The tanker shook and dipped through a patch of cloudy turbulence heading east before breaking into clear skies over the snowcapped Idaho Rocky Mountains. Here, a C-17 tanker from another Air Force base (crew members weren't sure which one, though they estimated Tacoma) aligned itself with the boom of the KC-135, and the boom operators went to work.
Using a joystick-like one might find in an arcade game, Clauss guided Saunders through the refueling of the KC-10 as both jets traveled into Montana. The majestic peaks, rolling brown hills and frosted lake surfaces of Big Sky country provided an elegant backdrop to the unusual sight of two planes flying within a few hundred feet of each other as thousands of pounds of Jet A1 fuel was traded from the KC-135 into the C-17.
The fuel exchange used to be much riskier.
"It used to be a process of passing a hose while people walked on the (plane) wing," Clauss said. "But the longevity of this process ... has made this process the most efficient way of doing things, in my opinion."
The same process could be seen between another KC-135 and C-17 from the cockpit to the northwest as the caravan of aircraft passed over Missoula before slowly turning around to head back toward the foggy and gray skies of the Inland Northwest. The location was monitored by Steel on an iPad using an Air Force plane location app.

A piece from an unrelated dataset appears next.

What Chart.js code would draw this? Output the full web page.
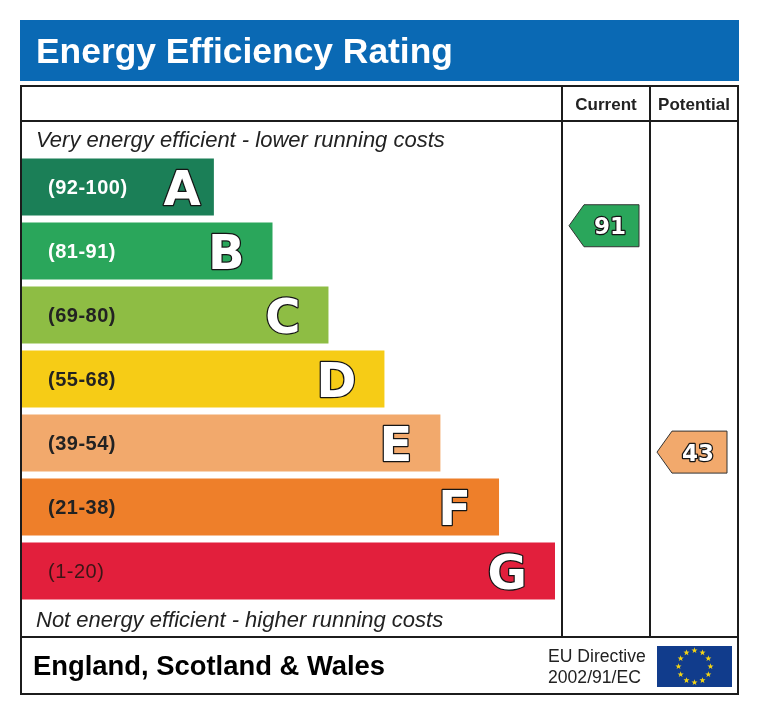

The flight back provided its fair share of turbulence, as Eastern Washington's clouds provided a mini roller coaster experience of drops, shaking and jolting. The ride was most prominently felt in the boom pit, a location away from the plane's center of gravity where there is less weight distribution. More than one media and crew member kept their eye on the motion sickness bags, but all stomachs ultimately held steady.
The flight landed back at Fairchild after about three hours, having given media members a taste of what it's like to be a part of one of the base's four refueling squadrons.